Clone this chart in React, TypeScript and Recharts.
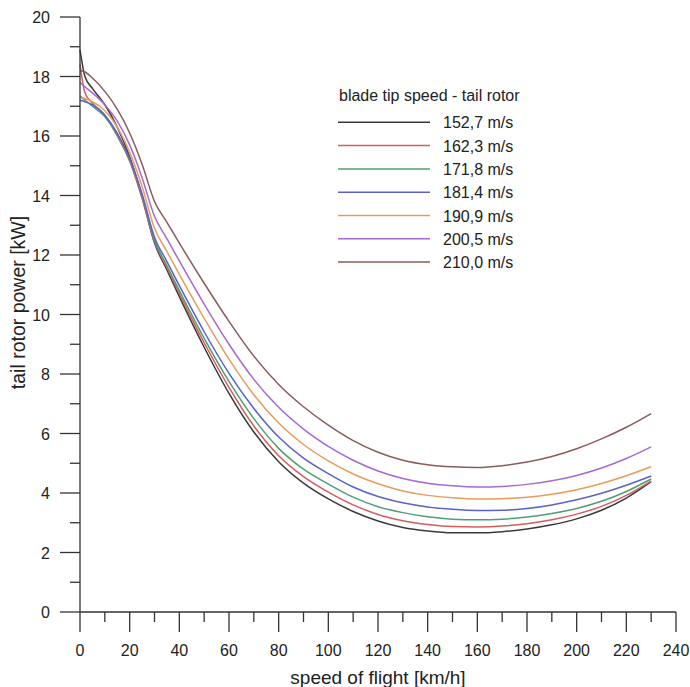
import React from 'react';
import { LineChart, Line, XAxis, YAxis, Legend } from 'recharts';

// flight speed [km/h]
const speeds = [0, 2, 5, 10, 15, 20, 25, 30, 35, 40, 50, 60, 70, 80, 90, 100, 110, 120, 130, 140, 150, 160, 170, 180, 190, 200, 210, 220, 230];

// tail rotor power [kW] per blade tip speed
const p1527 = [18.9, 18.0, 17.6, 17.05, 16.3, 15.3, 13.95, 12.4, 11.5, 10.6, 8.9, 7.35, 6.05, 5.05, 4.33, 3.8, 3.38, 3.06, 2.84, 2.72, 2.66, 2.66, 2.7, 2.79, 2.93, 3.13, 3.42, 3.83, 4.38];
const p1623 = [18.4, 17.45, 17.1, 16.7, 16.0, 15.15, 13.9, 12.45, 11.57, 10.7, 9.05, 7.55, 6.25, 5.25, 4.55, 4.03, 3.6, 3.28, 3.07, 2.94, 2.87, 2.86, 2.89, 2.97, 3.1, 3.29, 3.55, 3.92, 4.4];
const p1718 = [17.35, 17.2, 17.0, 16.65, 16.05, 15.2, 14.0, 12.5, 11.64, 10.8, 9.2, 7.75, 6.5, 5.5, 4.8, 4.3, 3.86, 3.54, 3.34, 3.2, 3.12, 3.1, 3.12, 3.19, 3.31, 3.48, 3.72, 4.05, 4.47];
const p1814 = [17.2, 17.15, 17.05, 16.7, 16.1, 15.25, 14.05, 12.6, 11.78, 10.97, 9.42, 8.02, 6.84, 5.88, 5.17, 4.65, 4.2, 3.88, 3.67, 3.53, 3.45, 3.41, 3.42, 3.48, 3.6, 3.77, 3.99, 4.26, 4.57];
const p1909 = [17.3, 17.25, 17.15, 16.85, 16.3, 15.45, 14.3, 12.9, 12.12, 11.35, 9.87, 8.5, 7.3, 6.35, 5.63, 5.08, 4.64, 4.31, 4.07, 3.92, 3.84, 3.8, 3.81, 3.86, 3.96, 4.11, 4.32, 4.58, 4.88];
const p2005 = [17.8, 17.65, 17.45, 17.05, 16.5, 15.7, 14.6, 13.3, 12.55, 11.8, 10.35, 9.0, 7.82, 6.88, 6.15, 5.57, 5.1, 4.74, 4.49, 4.33, 4.24, 4.2, 4.22, 4.29, 4.41, 4.59, 4.84, 5.16, 5.55];
const p2100 = [18.2, 18.15, 17.95, 17.5, 16.9, 16.1, 15.05, 13.8, 13.1, 12.4, 11.05, 9.77, 8.6, 7.65, 6.9, 6.28, 5.76, 5.37, 5.1, 4.95, 4.88, 4.86, 4.92, 5.04, 5.23, 5.49, 5.82, 6.21, 6.67];

const seriesNames = ['152,7 m/s', '162,3 m/s', '171,8 m/s', '181,4 m/s', '190,9 m/s', '200,5 m/s', '210,0 m/s'];
const seriesValues = [p1527, p1623, p1718, p1814, p1909, p2005, p2100];
const seriesColors = ['#3a3a3a', '#d65c5c', '#4f9f74', '#5a60cc', '#e89c5c', '#a46ad2', '#8b5b5b'];

const xTicks = [0, 10, 20, 30, 40, 50, 60, 70, 80, 90, 100, 110, 120, 130, 140, 150, 160, 170, 180, 190, 200, 210, 220, 230, 240];
const yTicks = [0, 1, 2, 3, 4, 5, 6, 7, 8, 9, 10, 11, 12, 13, 14, 15, 16, 17, 18, 19, 20];

const chartData = speeds.map((v, i) => {
  const row: Record<string, number> = { speed: v };
  seriesValues.forEach((s, k) => {
    row['s' + k] = s[i];
  });
  return row;
});

const FONT = '"Liberation Sans", Arial, sans-serif';
const AXIS = '#333';

const XTick = (props: any) => {
  const { x, y, payload } = props;
  const major = payload.value % 20 === 0;
  return (
    <g>
      <line x1={x} x2={x} y1={y} y2={y + (major ? 20 : 10)} stroke={AXIS} strokeWidth={1.3} />
      {major && (
        <text x={x} y={y + 44} textAnchor="middle" fontSize={16} fontFamily={FONT} fill="#222">
          {payload.value}
        </text>
      )}
    </g>
  );
};

const YTick = (props: any) => {
  const { x, y, payload } = props;
  const major = payload.value % 2 === 0;
  return (
    <g>
      <line x1={x - (major ? 20 : 10)} x2={x} y1={y} y2={y} stroke={AXIS} strokeWidth={1.3} />
      {major && (
        <text x={x - 30} y={y + 6} textAnchor="end" fontSize={16} fontFamily={FONT} fill="#222">
          {payload.value}
        </text>
      )}
    </g>
  );
};

const LegendBox = () => (
  <svg width={220} height={190} style={{ display: 'block' }}>
    <text x={9} y={21} fontSize={16} fontFamily={FONT} fill="#222">
      blade tip speed - tail rotor
    </text>
    {seriesNames.map((name, i) => {
      const cy = 42.3 + 23.3 * i;
      return (
        <g key={name}>
          <line x1={8} x2={100} y1={cy} y2={cy} stroke={seriesColors[i]} strokeWidth={1.5} />
          <text x={113} y={cy + 6} fontSize={16} fontFamily={FONT} fill="#222">
            {name}
          </text>
        </g>
      );
    })}
  </svg>
);

export default function App() {
  return (
    <div style={{ position: 'absolute', left: 0, top: 0, background: '#fff' }}>
      <LineChart width={690} height={687} data={chartData} margin={{ top: 17, right: 14, bottom: 0, left: 0 }}>
        <XAxis
          dataKey="speed"
          type="number"
          domain={[0, 240]}
          ticks={xTicks}
          interval={0}
          height={75}
          tickSize={0}
          tickMargin={0}
          tickLine={false}
          tick={<XTick />}
          axisLine={{ stroke: AXIS, strokeWidth: 1.3 }}
          label={{ value: 'speed of flight [km/h]', position: 'insideBottom', offset: 3, fontSize: 19, fontFamily: FONT, fill: '#222' }}
        />
        <YAxis
          type="number"
          domain={[0, 20]}
          ticks={yTicks}
          interval={0}
          width={80}
          tickSize={0}
          tickMargin={0}
          tickLine={false}
          tick={<YTick />}
          axisLine={{ stroke: AXIS, strokeWidth: 1.3 }}
          label={{ value: 'tail rotor power  [kW]', angle: -90, position: 'insideLeft', offset: 18, dy: -12, fontSize: 19.5, fontFamily: FONT, fill: '#222', style: { whiteSpace: 'pre', textAnchor: 'middle' } }}
        />
        <Legend
          layout="horizontal"
          verticalAlign="middle"
          align="center"
          content={<LegendBox />}
          wrapperStyle={{ position: 'absolute', left: 330, top: 80, width: 220, height: 190 }}
        />
        {seriesNames.map((name, k) => (
          <Line
            key={name}
            type="monotone"
            dataKey={'s' + k}
            name={name}
            stroke={seriesColors[k]}
            strokeWidth={1.5}
            dot={false}
            isAnimationActive={false}
          />
        ))}
      </LineChart>
    </div>
  );
}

= = = = = = =

(WRITTEN TASK): Print the whole listing above once more, word for word, without its pictures.

(FINAL RESULT):
Clone this chart in React, TypeScript and Recharts.
import React from 'react';
import { LineChart, Line, XAxis, YAxis, Legend } from 'recharts';

// flight speed [km/h]
const speeds = [0, 2, 5, 10, 15, 20, 25, 30, 35, 40, 50, 60, 70, 80, 90, 100, 110, 120, 130, 140, 150, 160, 170, 180, 190, 200, 210, 220, 230];

// tail rotor power [kW] per blade tip speed
const p1527 = [18.9, 18.0, 17.6, 17.05, 16.3, 15.3, 13.95, 12.4, 11.5, 10.6, 8.9, 7.35, 6.05, 5.05, 4.33, 3.8, 3.38, 3.06, 2.84, 2.72, 2.66, 2.66, 2.7, 2.79, 2.93, 3.13, 3.42, 3.83, 4.38];
const p1623 = [18.4, 17.45, 17.1, 16.7, 16.0, 15.15, 13.9, 12.45, 11.57, 10.7, 9.05, 7.55, 6.25, 5.25, 4.55, 4.03, 3.6, 3.28, 3.07, 2.94, 2.87, 2.86, 2.89, 2.97, 3.1, 3.29, 3.55, 3.92, 4.4];
const p1718 = [17.35, 17.2, 17.0, 16.65, 16.05, 15.2, 14.0, 12.5, 11.64, 10.8, 9.2, 7.75, 6.5, 5.5, 4.8, 4.3, 3.86, 3.54, 3.34, 3.2, 3.12, 3.1, 3.12, 3.19, 3.31, 3.48, 3.72, 4.05, 4.47];
const p1814 = [17.2, 17.15, 17.05, 16.7, 16.1, 15.25, 14.05, 12.6, 11.78, 10.97, 9.42, 8.02, 6.84, 5.88, 5.17, 4.65, 4.2, 3.88, 3.67, 3.53, 3.45, 3.41, 3.42, 3.48, 3.6, 3.77, 3.99, 4.26, 4.57];
const p1909 = [17.3, 17.25, 17.15, 16.85, 16.3, 15.45, 14.3, 12.9, 12.12, 11.35, 9.87, 8.5, 7.3, 6.35, 5.63, 5.08, 4.64, 4.31, 4.07, 3.92, 3.84, 3.8, 3.81, 3.86, 3.96, 4.11, 4.32, 4.58, 4.88];
const p2005 = [17.8, 17.65, 17.45, 17.05, 16.5, 15.7, 14.6, 13.3, 12.55, 11.8, 10.35, 9.0, 7.82, 6.88, 6.15, 5.57, 5.1, 4.74, 4.49, 4.33, 4.24, 4.2, 4.22, 4.29, 4.41, 4.59, 4.84, 5.16, 5.55];
const p2100 = [18.2, 18.15, 17.95, 17.5, 16.9, 16.1, 15.05, 13.8, 13.1, 12.4, 11.05, 9.77, 8.6, 7.65, 6.9, 6.28, 5.76, 5.37, 5.1, 4.95, 4.88, 4.86, 4.92, 5.04, 5.23, 5.49, 5.82, 6.21, 6.67];

const seriesNames = ['152,7 m/s', '162,3 m/s', '171,8 m/s', '181,4 m/s', '190,9 m/s', '200,5 m/s', '210,0 m/s'];
const seriesValues = [p1527, p1623, p1718, p1814, p1909, p2005, p2100];
const seriesColors = ['#3a3a3a', '#d65c5c', '#4f9f74', '#5a60cc', '#e89c5c', '#a46ad2', '#8b5b5b'];

const xTicks = [0, 10, 20, 30, 40, 50, 60, 70, 80, 90, 100, 110, 120, 130, 140, 150, 160, 170, 180, 190, 200, 210, 220, 230, 240];
const yTicks = [0, 1, 2, 3, 4, 5, 6, 7, 8, 9, 10, 11, 12, 13, 14, 15, 16, 17, 18, 19, 20];

const chartData = speeds.map((v, i) => {
  const row: Record<string, number> = { speed: v };
  seriesValues.forEach((s, k) => {
    row['s' + k] = s[i];
  });
  return row;
});

const FONT = '"Liberation Sans", Arial, sans-serif';
const AXIS = '#333';

const XTick = (props: any) => {
  const { x, y, payload } = props;
  const major = payload.value % 20 === 0;
  return (
    <g>
      <line x1={x} x2={x} y1={y} y2={y + (major ? 20 : 10)} stroke={AXIS} strokeWidth={1.3} />
      {major && (
        <text x={x} y={y + 44} textAnchor="middle" fontSize={16} fontFamily={FONT} fill="#222">
          {payload.value}
        </text>
      )}
    </g>
  );
};

const YTick = (props: any) => {
  const { x, y, payload } = props;
  const major = payload.value % 2 === 0;
  return (
    <g>
      <line x1={x - (major ? 20 : 10)} x2={x} y1={y} y2={y} stroke={AXIS} strokeWidth={1.3} />
      {major && (
        <text x={x - 30} y={y + 6} textAnchor="end" fontSize={16} fontFamily={FONT} fill="#222">
          {payload.value}
        </text>
      )}
    </g>
  );
};

const LegendBox = () => (
  <svg width={220} height={190} style={{ display: 'block' }}>
    <text x={9} y={21} fontSize={16} fontFamily={FONT} fill="#222">
      blade tip speed - tail rotor
    </text>
    {seriesNames.map((name, i) => {
      const cy = 42.3 + 23.3 * i;
      return (
        <g key={name}>
          <line x1={8} x2={100} y1={cy} y2={cy} stroke={seriesColors[i]} strokeWidth={1.5} />
          <text x={113} y={cy + 6} fontSize={16} fontFamily={FONT} fill="#222">
            {name}
          </text>
        </g>
      );
    })}
  </svg>
);

export default function App() {
  return (
    <div style={{ position: 'absolute', left: 0, top: 0, background: '#fff' }}>
      <LineChart width={690} height={687} data={chartData} margin={{ top: 17, right: 14, bottom: 0, left: 0 }}>
        <XAxis
          dataKey="speed"
          type="number"
          domain={[0, 240]}
          ticks={xTicks}
          interval={0}
          height={75}
          tickSize={0}
          tickMargin={0}
          tickLine={false}
          tick={<XTick />}
          axisLine={{ stroke: AXIS, strokeWidth: 1.3 }}
          label={{ value: 'speed of flight [km/h]', position: 'insideBottom', offset: 3, fontSize: 19, fontFamily: FONT, fill: '#222' }}
        />
        <YAxis
          type="number"
          domain={[0, 20]}
          ticks={yTicks}
          interval={0}
          width={80}
          tickSize={0}
          tickMargin={0}
          tickLine={false}
          tick={<YTick />}
          axisLine={{ stroke: AXIS, strokeWidth: 1.3 }}
          label={{ value: 'tail rotor power  [kW]', angle: -90, position: 'insideLeft', offset: 18, dy: -12, fontSize: 19.5, fontFamily: FONT, fill: '#222', style: { whiteSpace: 'pre', textAnchor: 'middle' } }}
        />
        <Legend
          layout="horizontal"
          verticalAlign="middle"
          align="center"
          content={<LegendBox />}
          wrapperStyle={{ position: 'absolute', left: 330, top: 80, width: 220, height: 190 }}
        />
        {seriesNames.map((name, k) => (
          <Line
            key={name}
            type="monotone"
            dataKey={'s' + k}
            name={name}
            stroke={seriesColors[k]}
            strokeWidth={1.5}
            dot={false}
            isAnimationActive={false}
          />
        ))}
      </LineChart>
    </div>
  );
}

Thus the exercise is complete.